One of the disagreements between Lott and the NAS panel is on the question of whether the models fit the data. Joel Horowitz explains the problem in Appendix D of the report. For people who don’t like equations, I’ll try to explain the issue with some pictures. The graphs below show straight lines (these are the models in our example) fitted to two different data sets. While the line is roughly the same distance from the data points in both cases, the one on the left is bad fit, while the one on the right is a good fit. The points on the left lie on a curve and not a straight line, so it is obvious that the line does not fit the data, but it is not so clear why a line fits the points on the right.

The bottom pair of graphs show the residuals—the difference between the straight line and the data points. The first shows no pattern—the residuals are completely random. The second shows an obvious pattern and is not random. You can use a statistical test to see if the residuals are not random. Such a test is called a *specification test*.

The points lie on a curve–the model is misspecified

The points are roughly on the line

The residuals show a definite pattern

The residuals look like random noise

In Appendix D of the NAS Panel report, Joel Horowitz examines the models used by Lott and finds (my emphasis):

None of the models examined by the committee passes a simple specification test called RESET (Ramsey, 1969). That is,none of the models fits the data. This raises the question whether a model that fits the data can be found. For example, by estimating and testing a large number of models, it might be possible to find one that passes the RESET test. This is called a specification search. However, a specification search cannot circumvent the curse of dimensionality. If the search is carried out informally (that is, without a statistically valid search procedure and stopping rule), as is usually the case in applications, then it invalidates the statistical theory on which estimation and inference are based. The results of the search may be misleading, but because the relevant statistical theory no longer applies, it is not possible to test for a misleading result. Alternatively, one can carry out a statistically valid search that is guaranteed to find the correct model in a sufficiently large sample. However, this is a form of nonparametric regression, and therefore it suffers the lack of precision that is an unavoidable consequence of the curse of dimensionality. Therefore, there is little likelihood of identifying a well-fitting model with existing data and statistical methods.7 In summary, the problems posed by high-dimensional estimation, misspecified models, and lack of knowledge of the correct set of explanatory variables seem insurmountable with observational data.
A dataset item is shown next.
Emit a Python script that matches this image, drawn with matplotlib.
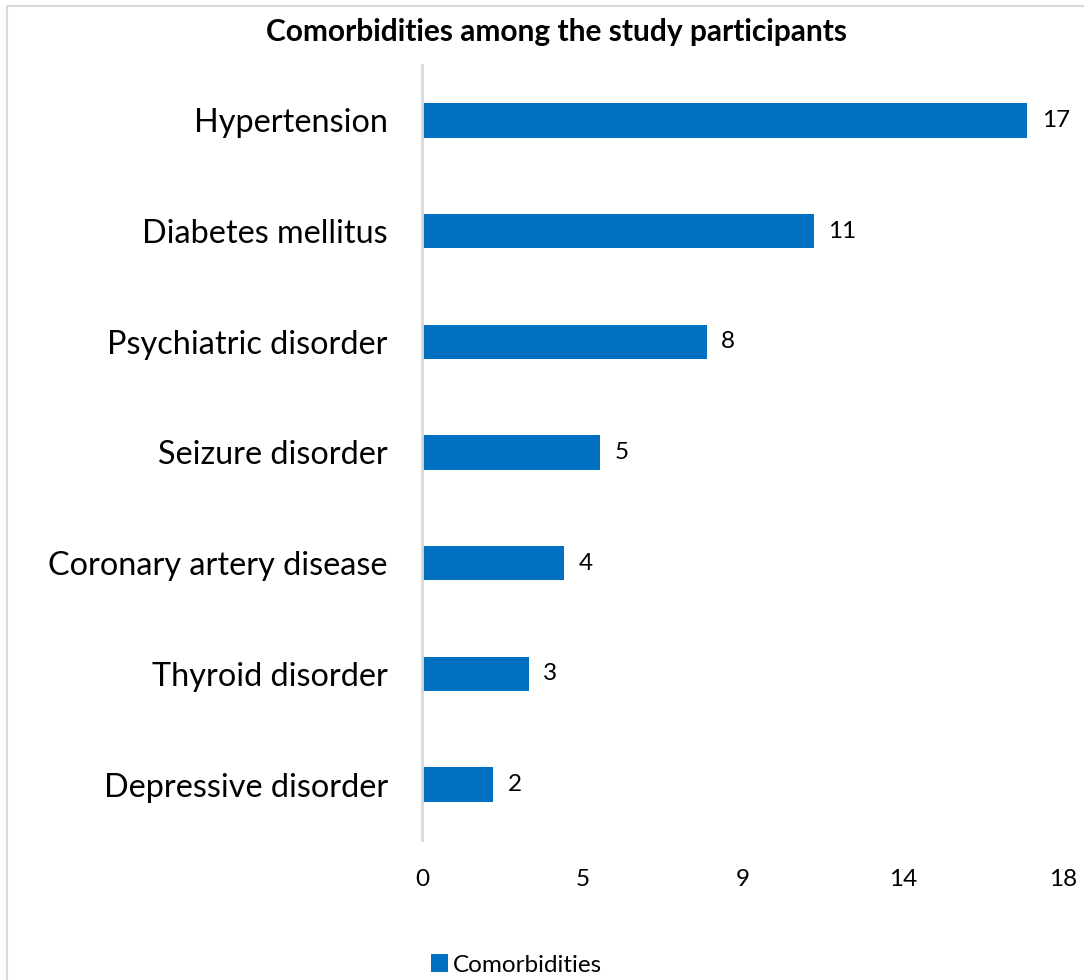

Lott’s response to this was:

Professor Horowitz’s discussion of the reset tests seem too strong since I provided the panel with the reset tests done for a wide range of estimates. Even accepting that the Reset test is appropriate (and no one else on the panel also uses this test in their work), there are many estimates where the results pass this test and he should thus conclude that those indicate a drop in violent crime.

This seems to miss the point of Horowitz’s discussion above. Lott does not seem to be at all familiar with RESET, since he does not capitalize the name correctly (RESET is an acronym for “regression error specification test”). I asked Horowitz to comment and he replied:

I am not aware of any RESET results from Lott. He did not know what RESET is the only time I discussed it with him. All the models of Lott and his critics to which I applied RESET failed. That is, the hypothesis of correct specification was rejected. Of course, one can always make passing RESET or any other specification test a model selection criterion, thereby guaranteeing a “correctly specified” model. This would be a serious misuse of RESET or the other test, and the results would be meaningless.

As I explain in the signed appendix of the NRC report, the curse of dimensionality and lack of knowledge of the correct explanatory variables make it impossible to use Lott’s or similar data draw conclusions about the effects of right-to-carry laws on crime. Although the models I tested fail RESET, it would be easy to make lots of models that pass the test and imply contradictory conclusions about the effects of right-to-carry laws. The fact that Lott may have found some models that pass RESET is neither surprising nor significant.

There are have also been previous findings that Lott’s carry-law models fail specification tests and hence do not fit the data. Black and Nagin’s 1998 Journal of Legal Studies paper found that Lott’s original model also failed a specification test. In Lott’s response to Black and Nagin he just ignored the problem.